* [AVAILABLE DATA]:
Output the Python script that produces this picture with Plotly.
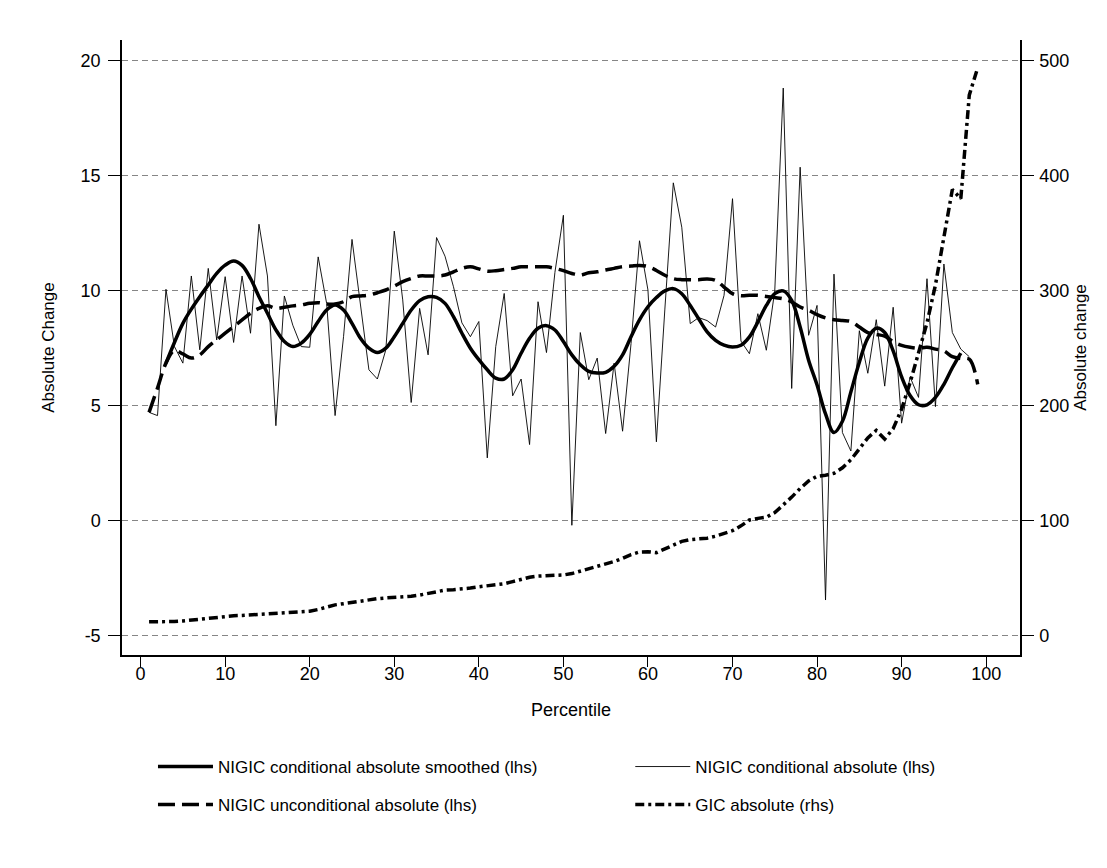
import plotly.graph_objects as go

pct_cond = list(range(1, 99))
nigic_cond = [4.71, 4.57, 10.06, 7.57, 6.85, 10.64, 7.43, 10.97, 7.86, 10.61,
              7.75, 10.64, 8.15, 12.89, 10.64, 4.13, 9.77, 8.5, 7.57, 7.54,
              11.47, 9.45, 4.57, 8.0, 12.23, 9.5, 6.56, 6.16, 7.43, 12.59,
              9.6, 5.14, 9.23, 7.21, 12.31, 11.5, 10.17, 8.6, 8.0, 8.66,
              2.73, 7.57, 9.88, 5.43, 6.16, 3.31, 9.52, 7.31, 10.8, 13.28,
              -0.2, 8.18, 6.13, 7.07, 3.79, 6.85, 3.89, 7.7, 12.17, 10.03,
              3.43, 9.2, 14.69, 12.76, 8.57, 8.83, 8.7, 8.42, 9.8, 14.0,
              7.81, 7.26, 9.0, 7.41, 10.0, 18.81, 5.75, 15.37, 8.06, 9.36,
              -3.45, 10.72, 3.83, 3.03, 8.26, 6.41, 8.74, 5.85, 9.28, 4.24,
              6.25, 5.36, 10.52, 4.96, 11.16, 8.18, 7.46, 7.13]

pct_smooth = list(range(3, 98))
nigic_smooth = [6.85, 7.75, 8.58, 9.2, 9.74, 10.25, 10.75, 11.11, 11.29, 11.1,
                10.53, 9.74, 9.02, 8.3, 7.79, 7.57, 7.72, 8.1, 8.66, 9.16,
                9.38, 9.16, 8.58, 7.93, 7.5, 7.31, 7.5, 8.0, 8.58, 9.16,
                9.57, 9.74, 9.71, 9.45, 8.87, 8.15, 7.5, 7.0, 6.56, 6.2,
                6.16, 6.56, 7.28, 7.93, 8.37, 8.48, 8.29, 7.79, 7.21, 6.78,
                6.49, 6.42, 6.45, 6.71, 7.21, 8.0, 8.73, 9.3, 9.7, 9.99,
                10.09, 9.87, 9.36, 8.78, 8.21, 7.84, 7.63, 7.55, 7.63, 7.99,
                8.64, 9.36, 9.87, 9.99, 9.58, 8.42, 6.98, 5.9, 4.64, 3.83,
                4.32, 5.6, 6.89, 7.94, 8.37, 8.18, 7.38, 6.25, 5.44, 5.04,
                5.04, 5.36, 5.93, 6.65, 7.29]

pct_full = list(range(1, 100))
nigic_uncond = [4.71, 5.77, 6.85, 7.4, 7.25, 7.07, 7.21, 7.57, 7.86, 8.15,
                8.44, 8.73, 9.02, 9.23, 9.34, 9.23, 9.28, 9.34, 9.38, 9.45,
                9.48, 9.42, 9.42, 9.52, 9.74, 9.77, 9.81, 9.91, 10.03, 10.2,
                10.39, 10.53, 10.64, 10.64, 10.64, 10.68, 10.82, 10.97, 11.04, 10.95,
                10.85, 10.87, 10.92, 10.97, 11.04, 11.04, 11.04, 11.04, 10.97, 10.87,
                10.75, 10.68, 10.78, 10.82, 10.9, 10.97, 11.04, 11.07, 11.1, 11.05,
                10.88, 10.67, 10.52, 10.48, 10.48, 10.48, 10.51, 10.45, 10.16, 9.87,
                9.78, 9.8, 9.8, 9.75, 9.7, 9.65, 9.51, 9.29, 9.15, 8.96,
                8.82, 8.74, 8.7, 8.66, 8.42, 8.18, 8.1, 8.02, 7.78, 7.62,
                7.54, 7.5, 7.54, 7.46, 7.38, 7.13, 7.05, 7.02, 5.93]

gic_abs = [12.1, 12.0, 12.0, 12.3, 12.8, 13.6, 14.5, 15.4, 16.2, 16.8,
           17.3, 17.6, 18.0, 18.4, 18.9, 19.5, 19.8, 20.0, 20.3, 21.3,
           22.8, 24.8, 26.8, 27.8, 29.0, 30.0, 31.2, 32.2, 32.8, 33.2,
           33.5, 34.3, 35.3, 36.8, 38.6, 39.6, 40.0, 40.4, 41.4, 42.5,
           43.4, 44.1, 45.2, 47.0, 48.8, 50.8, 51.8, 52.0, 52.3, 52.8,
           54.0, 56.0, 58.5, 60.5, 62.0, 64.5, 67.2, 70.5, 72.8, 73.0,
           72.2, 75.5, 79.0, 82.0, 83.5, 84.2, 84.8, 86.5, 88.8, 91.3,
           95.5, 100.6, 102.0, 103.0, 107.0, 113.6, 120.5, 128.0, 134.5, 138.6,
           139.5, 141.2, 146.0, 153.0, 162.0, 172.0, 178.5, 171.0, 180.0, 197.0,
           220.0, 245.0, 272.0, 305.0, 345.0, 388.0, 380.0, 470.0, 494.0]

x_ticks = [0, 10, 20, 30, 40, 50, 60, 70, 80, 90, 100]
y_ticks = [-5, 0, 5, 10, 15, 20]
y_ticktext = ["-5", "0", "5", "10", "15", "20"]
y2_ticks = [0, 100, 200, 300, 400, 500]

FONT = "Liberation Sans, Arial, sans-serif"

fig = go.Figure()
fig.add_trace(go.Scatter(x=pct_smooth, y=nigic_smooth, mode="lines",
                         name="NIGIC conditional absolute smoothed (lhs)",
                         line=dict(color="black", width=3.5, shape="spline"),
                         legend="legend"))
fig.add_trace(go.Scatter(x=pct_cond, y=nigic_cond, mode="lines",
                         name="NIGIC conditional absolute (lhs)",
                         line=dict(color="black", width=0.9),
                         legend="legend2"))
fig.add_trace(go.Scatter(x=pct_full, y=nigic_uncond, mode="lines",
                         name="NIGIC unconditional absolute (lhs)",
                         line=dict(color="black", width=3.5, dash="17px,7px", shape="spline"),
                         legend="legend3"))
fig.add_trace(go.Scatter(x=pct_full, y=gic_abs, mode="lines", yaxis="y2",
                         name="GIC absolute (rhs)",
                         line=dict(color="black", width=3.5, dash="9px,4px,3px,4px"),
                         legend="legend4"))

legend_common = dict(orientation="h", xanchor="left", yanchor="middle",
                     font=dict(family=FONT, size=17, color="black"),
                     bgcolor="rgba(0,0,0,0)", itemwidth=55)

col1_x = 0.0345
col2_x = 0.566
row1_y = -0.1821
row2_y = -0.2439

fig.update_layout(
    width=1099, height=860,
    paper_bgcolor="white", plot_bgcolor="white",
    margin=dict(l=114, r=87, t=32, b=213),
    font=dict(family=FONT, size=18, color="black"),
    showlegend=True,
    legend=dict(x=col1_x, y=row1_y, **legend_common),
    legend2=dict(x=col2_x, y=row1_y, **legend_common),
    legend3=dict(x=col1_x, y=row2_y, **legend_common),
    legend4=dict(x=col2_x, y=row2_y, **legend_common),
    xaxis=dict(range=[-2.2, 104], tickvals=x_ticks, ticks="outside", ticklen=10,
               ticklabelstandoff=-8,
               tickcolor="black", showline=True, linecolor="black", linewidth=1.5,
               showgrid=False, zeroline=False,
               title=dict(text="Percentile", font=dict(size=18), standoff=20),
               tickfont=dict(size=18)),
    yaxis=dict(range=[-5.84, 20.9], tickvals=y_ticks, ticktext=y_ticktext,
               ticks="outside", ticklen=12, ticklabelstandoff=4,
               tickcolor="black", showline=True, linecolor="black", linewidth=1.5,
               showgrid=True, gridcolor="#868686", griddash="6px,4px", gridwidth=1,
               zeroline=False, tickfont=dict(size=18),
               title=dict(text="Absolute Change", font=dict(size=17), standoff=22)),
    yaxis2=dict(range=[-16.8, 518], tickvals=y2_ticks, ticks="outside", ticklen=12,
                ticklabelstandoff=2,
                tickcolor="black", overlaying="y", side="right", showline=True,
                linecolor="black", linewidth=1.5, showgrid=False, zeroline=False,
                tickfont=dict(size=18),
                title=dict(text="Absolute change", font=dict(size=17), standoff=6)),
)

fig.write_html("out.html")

* [SHORT TASK]: Exactly as they appear, print the lines of the listing above from its first line through the line that contains "import plotly.graph_objects as go", minus the pictures.

* [COMPLETED TASK]:
Output the Python script that produces this picture with Plotly.
import plotly.graph_objects as go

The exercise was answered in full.